El Presidente debería saber –si tiene información de calidad– que la DEA tiene testimonios de testigos protegidos desde que era jefe de Gobierno de la Ciudad de México, que imputan a cuando menos dos altos funcionarios de su gabinete, a un exsecretario, a un alto mando en Seguridad Pública, y a personas cercanas por presuntos vínculos con los cárteles del Pacífico y de los hermanos Beltrán Leyva. López Obrador está sentado sobre un barril atascado con dinamita, donde él mismo prendió la mecha la semana pasada.
No significa que el nuevo gobierno de Biden vaya a actuar públicamente en su contra. No siempre recurren a las filtraciones de prensa para minar credibilidad. Tampoco que pronto haya represalias de esas agencias. Pero tiene un ejemplo en su alter ego, Trump, quien comenzó su administración peleándose con las agencias policiales y de inteligencia, que tres años después le respondieron. La información sobre la colaboración rusa en su campaña presidencial, que lo llevó a su primer juicio político, salió de ellas, que de esa forma le cobraron los agravios.
El comportamiento de López Obrador en los últimos días lo hace ver, ante ojos de un gobierno extranjero, como alguien con quien mantener una relación estable es difícil. Ya comprobaron que no respeta acuerdos bilaterales y en lugar de mostrar su molestia por los canales diplomáticos, como procede, insulta a un gobierno del cual México depende en más de dos terceras partes de su economía, con la ligereza con la que difama diariamente a quienes lo critican.

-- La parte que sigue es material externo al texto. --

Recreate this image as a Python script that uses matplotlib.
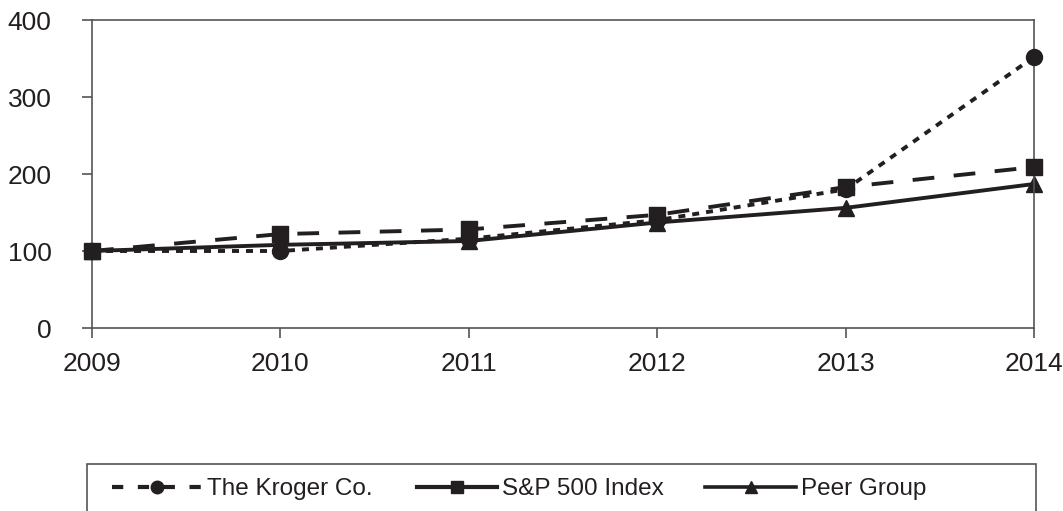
import matplotlib
matplotlib.use("Agg")
import matplotlib.pyplot as plt
from matplotlib.patches import Rectangle
from matplotlib.lines import Line2D

plt.rcParams['font.family'] = ['Liberation Sans', 'DejaVu Sans']

years = [2009, 2010, 2011, 2012, 2013, 2014]
kroger = [100, 100, 116, 140, 180, 352]
sp500 = [100, 122, 128, 147, 183, 209]
peer = [100, 108, 113, 137, 156, 187]
yticks = [0, 100, 200, 300, 400]
names = ['The Kroger Co.', 'S&P 500 Index', 'Peer Group']

W, H = 1063, 511
fig = plt.figure(figsize=(W/100, H/100), dpi=100)
ax = fig.add_axes([92/W, (H-328)/H, (1034-92)/W, (328-20)/H])

col = '#231f20'
ax.plot(years, kroger, color=col, lw=2.8, dashes=(1.8, 1.8), marker='o', ms=11.5,
        zorder=3, clip_on=False)
ax.plot(years, sp500, color=col, lw=2.8, dashes=(5.6, 5), marker='s', ms=11,
        zorder=4, clip_on=False)
ax.plot(years, peer, color=col, lw=2.8, marker='^', ms=11,
        zorder=2, clip_on=False)

ax.set_xlim(2009, 2014)
ax.set_ylim(0, 400)
ax.set_xticks(years)
ax.set_yticks(yticks)
for s in ax.spines.values():
    s.set_color('#555555')
    s.set_linewidth(1.2)
ax.tick_params(axis='y', direction='out', length=7, width=1.2, color='#555555',
               pad=22, labelsize=19, labelcolor=col)
ax.tick_params(axis='x', direction='out', length=7, width=1.2, color='#555555',
               pad=10, labelsize=19, labelcolor=col)

# legend box (extends past the bottom edge of the figure)
fig.patches.append(Rectangle((87/W, -0.1), (1036-87)/W, (H-464)/H + 0.1,
                             transform=fig.transFigure, fill=False,
                             edgecolor='#555555', lw=1.2))

handles = [
    Line2D([], [], color=col, lw=3, dashes=(2.7, 3.5), marker='o', ms=9),
    Line2D([], [], color=col, lw=3, marker='s', ms=8.5),
    Line2D([], [], color=col, lw=2.6, marker='^', ms=9),
]
starts = [112, 417, 705]
hlens = [3.7, 3.3, 3.75]
ly = (H-489)/H
for h, n, x0, hl in zip(handles, names, starts, hlens):
    lg = fig.legend([h], [n], loc='center left', bbox_to_anchor=(x0/W, ly),
                    frameon=False, fontsize=17.5, handlelength=hl,
                    handletextpad=0.2, borderaxespad=0, borderpad=0)
    for t in lg.get_texts():
        t.set_color(col)

fig.savefig('out.png', dpi=100)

Su actuar en los últimos días lo mostró como alguien que no es de fiar. Después de más de dos años de entrega al presidente Trump, que no lo presionó en el tema de la seguridad, se distanció de su gobierno pateando las puertas que le dieron estabilidad para ir demoliendo la democracia en México, sin tocar y abrir la puerta del gobierno entrante con cuidado. Está tirando puñetazos, y si quiere pleito, seguramente, pleito tendrá.